To deliver on the promise of network automation, solutions have a flexible onboarding process to support greenfield and brownfield provisioning equally. When new devices are brought into the network, tasks are automated to match the configuration policy for their environment.
Myth #5 – Prepare for a substantial investment: money and time
Only 18% of network automation initiatives have been successful for reasons including complexity, data quality problems, and budget issues.
Traditional approaches to network automation that result in heavy infrastructure bear that out.
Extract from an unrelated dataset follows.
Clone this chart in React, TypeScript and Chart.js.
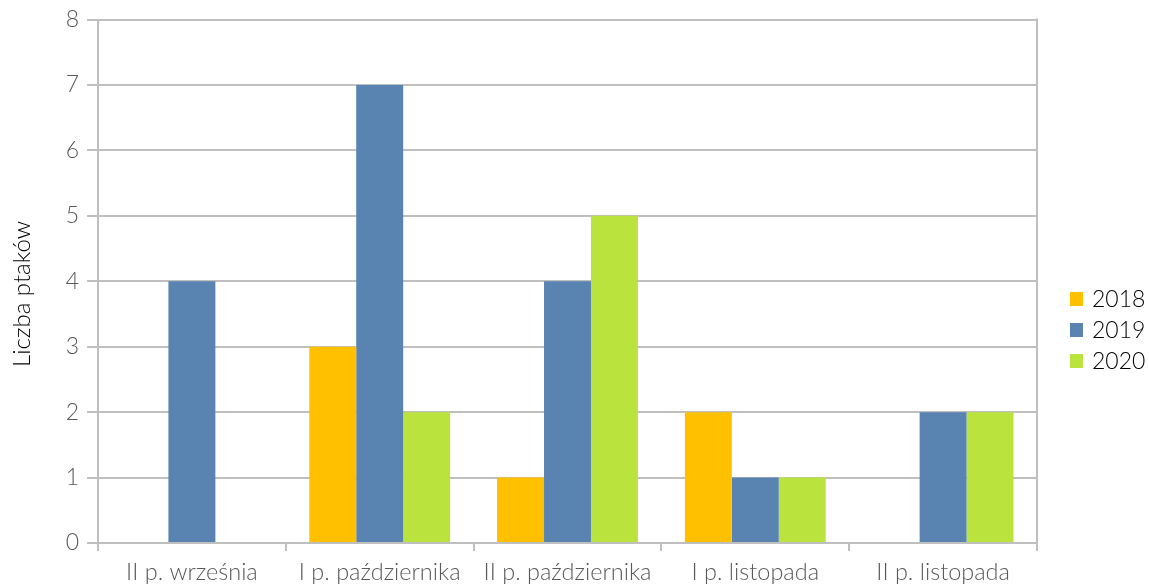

- Going the route of open-source tools and developing advanced coding skills to write your automation
- Using a mix of vendor toolsets and playbooks to integrate, orchestrate, and automate various capabilities, including device inventory, backups, configuration, compliance, and security
- Signing a substantial services agreement with a specialty provider to stitch together an ecosystem for you and create and maintain automation with no light at the end of the tunnel
Network automation platforms address these challenges through pre-built automation, multi-vendor support, and no-code customization. API-driven integration makes connecting with complementary tools like IT service management easy.
Get your life back
Recent research shows that heads of I&O who focus on enterprise-wide automation delivery will double the value delivered by service quality and cost improvement efforts. However, a legacy of network automation being complex to scale and expensive is holding adoption back.
More recently, investments have been made to align capabilities to the reality of the environments network engineers manage. Now that you know what to look for and what you can expect from a modern approach, it’s time to prioritize network automation and get your life back. It’s the only way you can get relief from mundane manual tasks and start to work on more strategic initiatives.